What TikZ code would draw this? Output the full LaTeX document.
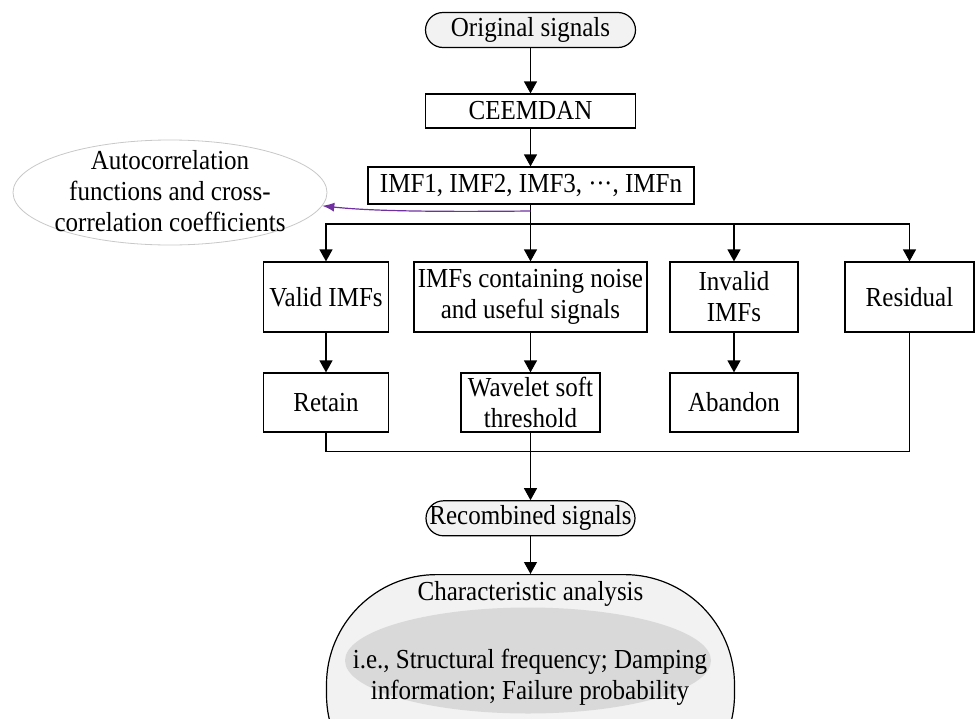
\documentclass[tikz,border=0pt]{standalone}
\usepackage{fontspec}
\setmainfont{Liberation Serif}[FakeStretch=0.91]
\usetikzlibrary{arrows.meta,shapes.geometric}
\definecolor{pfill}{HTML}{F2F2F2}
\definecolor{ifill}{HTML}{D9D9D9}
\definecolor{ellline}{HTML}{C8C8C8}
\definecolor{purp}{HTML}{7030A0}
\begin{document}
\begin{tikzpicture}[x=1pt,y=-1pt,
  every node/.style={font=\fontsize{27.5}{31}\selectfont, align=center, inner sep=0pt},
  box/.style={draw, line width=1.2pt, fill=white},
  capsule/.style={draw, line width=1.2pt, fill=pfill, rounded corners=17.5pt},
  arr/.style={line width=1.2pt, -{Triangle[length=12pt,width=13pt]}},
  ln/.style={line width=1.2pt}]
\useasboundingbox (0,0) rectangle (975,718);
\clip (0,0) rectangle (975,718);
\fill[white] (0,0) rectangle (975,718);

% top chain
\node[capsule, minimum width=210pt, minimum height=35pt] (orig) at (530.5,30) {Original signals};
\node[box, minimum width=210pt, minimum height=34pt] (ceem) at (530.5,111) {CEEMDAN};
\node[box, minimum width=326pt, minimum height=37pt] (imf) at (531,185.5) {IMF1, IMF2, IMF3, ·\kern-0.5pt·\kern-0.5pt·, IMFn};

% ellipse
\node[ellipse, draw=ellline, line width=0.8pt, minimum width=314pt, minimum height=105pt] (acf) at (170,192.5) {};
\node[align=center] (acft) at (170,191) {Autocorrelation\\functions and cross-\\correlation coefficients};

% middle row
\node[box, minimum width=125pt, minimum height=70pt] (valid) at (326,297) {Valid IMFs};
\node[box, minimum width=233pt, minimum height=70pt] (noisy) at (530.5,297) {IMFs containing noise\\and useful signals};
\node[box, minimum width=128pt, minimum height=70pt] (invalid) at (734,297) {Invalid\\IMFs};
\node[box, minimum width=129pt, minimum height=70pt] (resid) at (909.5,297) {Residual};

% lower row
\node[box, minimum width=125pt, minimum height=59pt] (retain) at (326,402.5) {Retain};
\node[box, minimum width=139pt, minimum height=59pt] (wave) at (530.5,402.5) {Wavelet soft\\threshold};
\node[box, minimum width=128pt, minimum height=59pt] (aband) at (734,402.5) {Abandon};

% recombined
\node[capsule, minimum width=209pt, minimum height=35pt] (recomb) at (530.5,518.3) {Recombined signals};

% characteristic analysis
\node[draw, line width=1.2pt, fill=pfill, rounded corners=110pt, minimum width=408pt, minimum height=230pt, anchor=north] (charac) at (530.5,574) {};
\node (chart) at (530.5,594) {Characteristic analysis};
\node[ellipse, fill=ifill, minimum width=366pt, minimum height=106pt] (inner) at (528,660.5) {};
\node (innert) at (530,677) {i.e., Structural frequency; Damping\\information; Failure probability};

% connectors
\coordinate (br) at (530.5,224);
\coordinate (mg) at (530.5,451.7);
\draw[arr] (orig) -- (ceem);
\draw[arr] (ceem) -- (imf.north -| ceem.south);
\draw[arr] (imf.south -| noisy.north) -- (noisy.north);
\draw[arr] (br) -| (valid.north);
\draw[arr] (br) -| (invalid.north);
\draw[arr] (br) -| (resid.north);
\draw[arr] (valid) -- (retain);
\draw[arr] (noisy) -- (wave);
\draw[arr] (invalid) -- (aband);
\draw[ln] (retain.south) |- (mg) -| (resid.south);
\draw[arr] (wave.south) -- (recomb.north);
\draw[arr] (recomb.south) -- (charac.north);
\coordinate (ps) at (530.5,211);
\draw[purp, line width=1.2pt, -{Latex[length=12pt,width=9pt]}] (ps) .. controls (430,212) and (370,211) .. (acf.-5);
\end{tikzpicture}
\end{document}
□ □ □ □ □
*YOUR TASK:*
Everything from the top line of the data down to and including the line with "width=128pt, minimum height=59pt]" is to be copied, except the pictures.

*OUTPUT BELOW:*
What TikZ code would draw this? Output the full LaTeX document.
\documentclass[tikz,border=0pt]{standalone}
\usepackage{fontspec}
\setmainfont{Liberation Serif}[FakeStretch=0.91]
\usetikzlibrary{arrows.meta,shapes.geometric}
\definecolor{pfill}{HTML}{F2F2F2}
\definecolor{ifill}{HTML}{D9D9D9}
\definecolor{ellline}{HTML}{C8C8C8}
\definecolor{purp}{HTML}{7030A0}
\begin{document}
\begin{tikzpicture}[x=1pt,y=-1pt,
  every node/.style={font=\fontsize{27.5}{31}\selectfont, align=center, inner sep=0pt},
  box/.style={draw, line width=1.2pt, fill=white},
  capsule/.style={draw, line width=1.2pt, fill=pfill, rounded corners=17.5pt},
  arr/.style={line width=1.2pt, -{Triangle[length=12pt,width=13pt]}},
  ln/.style={line width=1.2pt}]
\useasboundingbox (0,0) rectangle (975,718);
\clip (0,0) rectangle (975,718);
\fill[white] (0,0) rectangle (975,718);

% top chain
\node[capsule, minimum width=210pt, minimum height=35pt] (orig) at (530.5,30) {Original signals};
\node[box, minimum width=210pt, minimum height=34pt] (ceem) at (530.5,111) {CEEMDAN};
\node[box, minimum width=326pt, minimum height=37pt] (imf) at (531,185.5) {IMF1, IMF2, IMF3, ·\kern-0.5pt·\kern-0.5pt·, IMFn};

% ellipse
\node[ellipse, draw=ellline, line width=0.8pt, minimum width=314pt, minimum height=105pt] (acf) at (170,192.5) {};
\node[align=center] (acft) at (170,191) {Autocorrelation\\functions and cross-\\correlation coefficients};

% middle row
\node[box, minimum width=125pt, minimum height=70pt] (valid) at (326,297) {Valid IMFs};
\node[box, minimum width=233pt, minimum height=70pt] (noisy) at (530.5,297) {IMFs containing noise\\and useful signals};
\node[box, minimum width=128pt, minimum height=70pt] (invalid) at (734,297) {Invalid\\IMFs};
\node[box, minimum width=129pt, minimum height=70pt] (resid) at (909.5,297) {Residual};

% lower row
\node[box, minimum width=125pt, minimum height=59pt] (retain) at (326,402.5) {Retain};
\node[box, minimum width=139pt, minimum height=59pt] (wave) at (530.5,402.5) {Wavelet soft\\threshold};
\node[box, minimum width=128pt, minimum height=59pt] (aband) at (734,402.5) {Abandon};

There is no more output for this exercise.